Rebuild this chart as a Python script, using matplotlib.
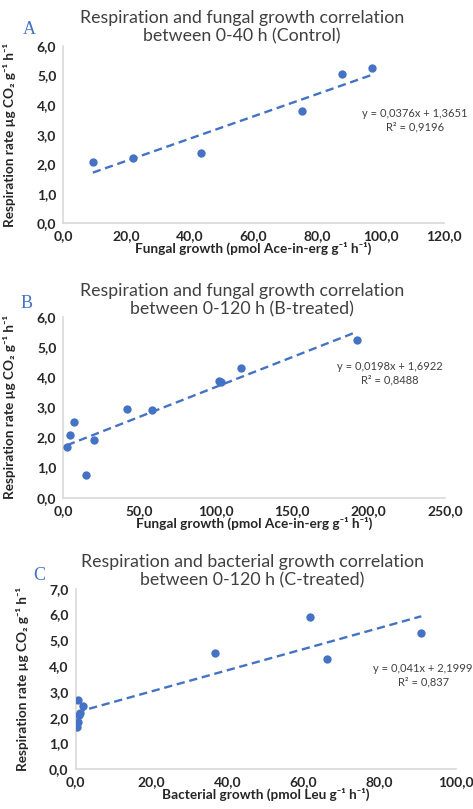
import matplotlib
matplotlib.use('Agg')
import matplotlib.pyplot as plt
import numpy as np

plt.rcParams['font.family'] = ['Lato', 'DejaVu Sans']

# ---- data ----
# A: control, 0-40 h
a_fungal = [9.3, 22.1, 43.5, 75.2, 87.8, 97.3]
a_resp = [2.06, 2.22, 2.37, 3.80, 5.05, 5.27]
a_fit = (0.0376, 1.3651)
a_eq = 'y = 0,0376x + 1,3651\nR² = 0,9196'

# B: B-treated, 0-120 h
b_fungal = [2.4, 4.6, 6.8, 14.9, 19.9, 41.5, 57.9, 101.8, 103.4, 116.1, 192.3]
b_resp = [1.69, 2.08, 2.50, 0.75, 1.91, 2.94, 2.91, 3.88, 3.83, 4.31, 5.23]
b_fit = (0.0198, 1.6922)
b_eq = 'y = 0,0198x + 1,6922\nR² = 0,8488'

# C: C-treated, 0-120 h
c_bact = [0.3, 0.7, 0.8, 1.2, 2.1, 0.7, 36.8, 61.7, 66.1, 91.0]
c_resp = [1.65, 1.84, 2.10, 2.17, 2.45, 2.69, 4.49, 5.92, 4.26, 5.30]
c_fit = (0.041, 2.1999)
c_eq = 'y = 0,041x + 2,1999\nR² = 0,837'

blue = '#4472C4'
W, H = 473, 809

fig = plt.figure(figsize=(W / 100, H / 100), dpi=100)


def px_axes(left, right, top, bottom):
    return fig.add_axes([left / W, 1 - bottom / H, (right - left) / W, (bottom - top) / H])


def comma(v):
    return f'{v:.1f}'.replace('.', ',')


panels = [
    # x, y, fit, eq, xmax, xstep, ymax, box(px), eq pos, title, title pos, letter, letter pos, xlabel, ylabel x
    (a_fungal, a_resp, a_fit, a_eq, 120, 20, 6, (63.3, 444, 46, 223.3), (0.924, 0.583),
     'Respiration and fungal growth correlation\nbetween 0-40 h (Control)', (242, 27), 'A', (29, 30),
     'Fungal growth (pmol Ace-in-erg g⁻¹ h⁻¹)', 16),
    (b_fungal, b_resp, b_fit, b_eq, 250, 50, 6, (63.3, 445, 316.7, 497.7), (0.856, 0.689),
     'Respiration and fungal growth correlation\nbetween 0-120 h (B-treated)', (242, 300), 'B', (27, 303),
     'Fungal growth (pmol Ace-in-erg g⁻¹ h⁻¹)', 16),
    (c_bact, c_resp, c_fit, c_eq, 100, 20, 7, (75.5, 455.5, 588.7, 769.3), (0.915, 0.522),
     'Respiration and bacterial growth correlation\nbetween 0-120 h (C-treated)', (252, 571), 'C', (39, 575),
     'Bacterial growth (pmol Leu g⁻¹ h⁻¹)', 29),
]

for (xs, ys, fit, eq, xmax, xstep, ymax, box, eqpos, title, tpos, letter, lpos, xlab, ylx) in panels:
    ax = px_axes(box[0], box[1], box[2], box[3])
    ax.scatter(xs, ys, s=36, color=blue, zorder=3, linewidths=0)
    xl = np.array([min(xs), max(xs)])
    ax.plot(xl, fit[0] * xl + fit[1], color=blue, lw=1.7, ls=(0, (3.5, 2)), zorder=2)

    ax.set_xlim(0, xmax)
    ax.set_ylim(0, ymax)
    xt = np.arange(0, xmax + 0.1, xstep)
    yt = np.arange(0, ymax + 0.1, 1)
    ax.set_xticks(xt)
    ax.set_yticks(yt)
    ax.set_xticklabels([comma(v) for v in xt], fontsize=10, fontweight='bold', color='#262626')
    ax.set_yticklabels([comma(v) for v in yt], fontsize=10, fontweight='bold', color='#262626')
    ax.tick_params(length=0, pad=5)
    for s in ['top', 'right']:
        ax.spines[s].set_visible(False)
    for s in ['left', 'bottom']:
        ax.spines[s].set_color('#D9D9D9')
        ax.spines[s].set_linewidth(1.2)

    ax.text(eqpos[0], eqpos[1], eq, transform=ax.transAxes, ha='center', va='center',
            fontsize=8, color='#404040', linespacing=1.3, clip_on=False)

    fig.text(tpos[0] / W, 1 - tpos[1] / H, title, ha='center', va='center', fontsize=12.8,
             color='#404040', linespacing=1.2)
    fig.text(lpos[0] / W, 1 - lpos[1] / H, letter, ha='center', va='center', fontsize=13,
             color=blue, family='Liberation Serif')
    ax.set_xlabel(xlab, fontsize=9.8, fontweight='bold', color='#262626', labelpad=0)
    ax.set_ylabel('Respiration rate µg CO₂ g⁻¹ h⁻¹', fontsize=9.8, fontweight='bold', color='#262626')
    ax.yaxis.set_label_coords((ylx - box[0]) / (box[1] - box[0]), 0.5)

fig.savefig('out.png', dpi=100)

━━━━━━━━━━━━━━━━

[Aim of the exercise]: Reproduce the data above word for word from its first line through the line that holds "a_eq = 'y = 0,0376x + 1,3651\nR² = 0,9196'", both ends included; skip pictures.

[Solution to the exercise]:
Rebuild this chart as a Python script, using matplotlib.
import matplotlib
matplotlib.use('Agg')
import matplotlib.pyplot as plt
import numpy as np

plt.rcParams['font.family'] = ['Lato', 'DejaVu Sans']

# ---- data ----
# A: control, 0-40 h
a_fungal = [9.3, 22.1, 43.5, 75.2, 87.8, 97.3]
a_resp = [2.06, 2.22, 2.37, 3.80, 5.05, 5.27]
a_fit = (0.0376, 1.3651)
a_eq = 'y = 0,0376x + 1,3651\nR² = 0,9196'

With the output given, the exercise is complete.